Para salir de dudas, me puse a mirar entre los libros que tengo –por los que pagué un precio que me pareció acomodado a su valor- a ver si encontraba solución entre casos históricos. Y agarré el primero que me cayó entre los diez dedos que tratara del asunto, para contarlo aquí y poder concluir algo razonable: las obras que se sucedieron en una iglesia entre finales del siglo XV y principios del XVI.
La iglesia perteneció durante siglos a una de las familias que más cardenales aportó a la Iglesia Católica, llegando uno de sus miembros a Papa, nada menos. Era una basílica paleocristiana, sobre la que acabó levantándose una iglesia tardogótica y luego claramente renacentista. Es una de las iglesias más importantes del mundo católico y de la ciudad de Roma. El libro con que topé cuenta los avatares de las obras, de las paradas y recomienzos, de las luchas entre los distintos miembros de la familia, de sus tropezones con el Papa de turno a cuenta de las propias obras. El caso es que, ¡sapristi!, aparecen referencias concretas al encargo que la familia hace al constructor –con medidas y cantidades precisas- y, ¡más sórdido aún!, la relación de pagos efectuados por cada una de las partidas ejecutadas. ¡Por Dios, qué gente más zafia! Y no sólo, sino que el Papa, que en parte tenía que sufragar las obras, añade que alguna cosa se ha de descontar, porque mucho le parece la cantidad que quiere cobrar el contratista. El contratista brama y se queja, porque primero ejecuta a sus expensas y luego cobra sólo a tajo terminado. La familia tampoco está dispuesta a pagar cualquier cantidad pues, si bien las rentas de cada uno de sus miembros no son bajas, otra parte del coste se sufraga con donaciones y hasta con impuestos. Y claro, tienen que rendir cuentas ante los que contribuyen, como no quieren tampoco pagar de más de su propia faltriquera. En cualquier caso, con el contratista refunfuñando por la paga, la obra se acabó y hoy se visita tanto como entonces. Ya no tanto para orar, sino más bien para pecar, pero tanto da una cosa que otra, que se ora por pecar más y mejor y si no se peca tampoco de mucho vale orar.
Podría pensarse que, claro, eran dineros privados y de gente poderosa, agarrada y expoliadora del pobre contratista. Sí, pudiera ser, pero tal cosa no quitaba para que controlaran hasta el último escudo que pagaban. Pero tampoco es así, porque la misma iglesia, ya en manos del nuevo Estado Italiano –si bien no Roma entera por entonces-, tiene que verse de nuevo en obras, pero esta vez con dinero público. ¡Vaya, de nuevo escatiman y regatean y hacen cuentas pormenorizadas de qué se hace y a cuánto!

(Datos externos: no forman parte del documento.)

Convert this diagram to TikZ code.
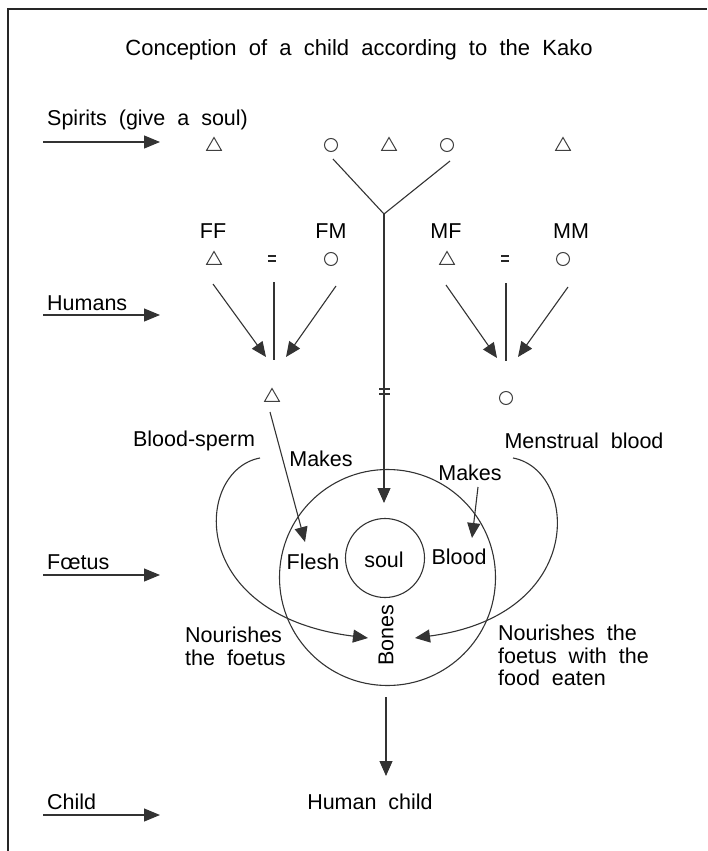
\documentclass[tikz,border=0pt]{standalone}
\usepackage{fontspec}
\setmainfont{Liberation Sans}[WordSpace=2]
\usetikzlibrary{arrows.meta,shapes.geometric}
\begin{document}
\begin{tikzpicture}[x=1pt,y=-1pt,
  ln/.style={draw=black!80, line width=1.1pt},
  arr/.style={ln, -{Triangle[length=15pt,width=13pt]}},
  larr/.style={ln, -{Triangle[length=16pt,width=13pt]}},
  lbl/.style={font=\fontsize{21.5}{22.5}\selectfont, inner sep=0pt},
  tri/.style={regular polygon, regular polygon sides=3, draw=black!75, line width=1pt, minimum size=17pt, inner sep=0pt},
  circ/.style={circle, draw=black!75, line width=1pt, minimum size=13pt, inner sep=0pt},
  eqs/.style={draw=black!85, line width=1.5pt},
]
\useasboundingbox (0,0) rectangle (707,851);
% frame
\draw[line width=2.5pt, black!85] (8,851) -- (8,9) -- (707,9);
% title
\node[lbl, font=\fontsize{22}{24}\selectfont] (title) at (359,50) {Conception of a child according to the Kako};

% left level labels
\node[lbl, anchor=base west] (lspirits) at (47,125) {Spirits (give a soul)};
\node[lbl, anchor=base west] (lhumans) at (47,310) {Humans};
\node[lbl, anchor=base west] (lfoetus) at (47,569) {Fœtus};
\node[lbl, anchor=base west] (lchild) at (47,809) {Child};
\coordinate (a1s) at (43,142); \coordinate (a1e) at (160,142);
\coordinate (a2s) at (43,315); \coordinate (a2e) at (160,315);
\coordinate (a3s) at (43,575); \coordinate (a3e) at (160,575);
\coordinate (a4s) at (43,815); \coordinate (a4e) at (160,815);
\draw[larr] (a1s) -- (a1e);
\draw[larr] (a2s) -- (a2e);
\draw[larr] (a3s) -- (a3e);
\draw[larr] (a4s) -- (a4e);

% spirits row
\node[tri] (s1) at (214,146) {};
\node[circ] (s2) at (331,145) {};
\node[tri] (s3) at (389,146) {};
\node[circ] (s4) at (447,145) {};
\node[tri] (s5) at (563,146) {};
\coordinate (s2b) at (333,159);
\coordinate (s4b) at (450,161);
\coordinate (fork) at (384,214);
\coordinate (soultip) at (384,503);
\draw[ln] (s2b) -- (fork) -- (s4b);
\draw[arr] (fork) -- (soultip);
\draw[ln] (379,389) -- (390,389);
\draw[ln] (379,394) -- (390,394);

% humans row
\node[lbl] (ff) at (213,231) {FF};
\node[lbl] (fm) at (331,231) {FM};
\node[lbl] (mf) at (446,231) {MF};
\node[lbl] (mm) at (571,231) {MM};
\node[tri] (ffs) at (214,260) {};
\node[circ] (fms) at (331,259) {};
\node[tri] (mfs) at (447,260) {};
\node[circ] (mms) at (563,259) {};
\draw[eqs] (268,256) -- (276,256);
\draw[eqs] (268,261) -- (276,261);
\draw[eqs] (501,256) -- (509,256);
\draw[eqs] (501,261) -- (509,261);

\coordinate (ffa) at (213,284); \coordinate (ffb) at (266,357);
\coordinate (fma) at (336,286); \coordinate (fmb) at (286,357);
\coordinate (fva) at (274,282); \coordinate (fvb) at (274,360);
\coordinate (mfa) at (446,285); \coordinate (mfb) at (497,358);
\coordinate (mma) at (568,287); \coordinate (mmb) at (518,357);
\coordinate (mva) at (506,283); \coordinate (mvb) at (506,361);
\draw[arr] (ffa) -- (ffb);
\draw[arr] (fma) -- (fmb);
\draw[ln] (fva) -- (fvb);
\draw[arr] (mfa) -- (mfb);
\draw[arr] (mma) -- (mmb);
\draw[ln] (mva) -- (mvb);

\node[tri] (son) at (272,397) {};
\node[circ] (dau) at (506,398) {};

% foetus
\node[circle, draw=black!80, line width=1.1pt, minimum size=216pt, inner sep=0pt] (fetus) at (387.5,577.5) {};
\node[circle, draw=black!80, line width=1.1pt, minimum size=79pt, inner sep=0pt] (soulc) at (385,558) {};
\node[lbl] (soul) at (384,560) {soul};
\node[lbl] (flesh) at (313,562) {Flesh};
\node[lbl] (blood) at (459,557) {Blood};
\node[lbl, rotate=90] (bones) at (386,635) {Bones};
\node[lbl] (mk1) at (321,459) {Makes};
\node[lbl] (mk2) at (470,473) {Makes};
\node[lbl] (bs) at (194,441) {Blood-sperm};
\node[lbl] (mb) at (584,441) {Menstrual blood};
\node[lbl, anchor=north west, align=left] (nl) at (185,627) {Nourishes\\the foetus};
\node[lbl, anchor=north west, align=left] (nr) at (498,625) {Nourishes the\\foetus with the\\food eaten};

\coordinate (mk1a) at (270,412); \coordinate (mk1b) at (305,542);
\coordinate (mk2a) at (478,487); \coordinate (mk2b) at (472,538);
\draw[arr] (mk1a) -- (mk1b);
\draw[arr] (mk2a) -- (mk2b);

\coordinate (lc0) at (260,458); \coordinate (lc1) at (368,638);
\coordinate (rc0) at (513,458); \coordinate (rc1) at (415,638);
\draw[arr] (lc0) .. controls (195,470) and (185,615) .. (lc1);
\draw[arr] (rc0) .. controls (578,470) and (588,615) .. (rc1);

% child
\coordinate (ca) at (386,697); \coordinate (cb) at (386,776);
\draw[arr] (ca) -- (cb);
\node[lbl] (hc) at (370,802) {Human child};
\end{tikzpicture}
\end{document}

Nada, no hay caso. Los contratantes siguen sin darse cuenta de que para el Arte no hay que tener en cuenta el precio. Y así, una detrás de otra, cuantas grandes obras de arte se han ejecutado a lo largo de la historia.
Retomando lo que en principio me trajo, resulta que el ministro no tiene razón, sino que el Arte, como el arte, tienen precio y bien tasado. Precisamente, lo que siempre quisieron los encargantes de las obras maestras fue obtener mucho valor por poco precio, y controlaron siempre cuánto debían gastar para cuánto iban a recibir. ¡Qué gentuza! Menos mal que ahora se enciende una luz para que, por fin, se haga Arte para el pueblo sin escatimar en el sucio dinero.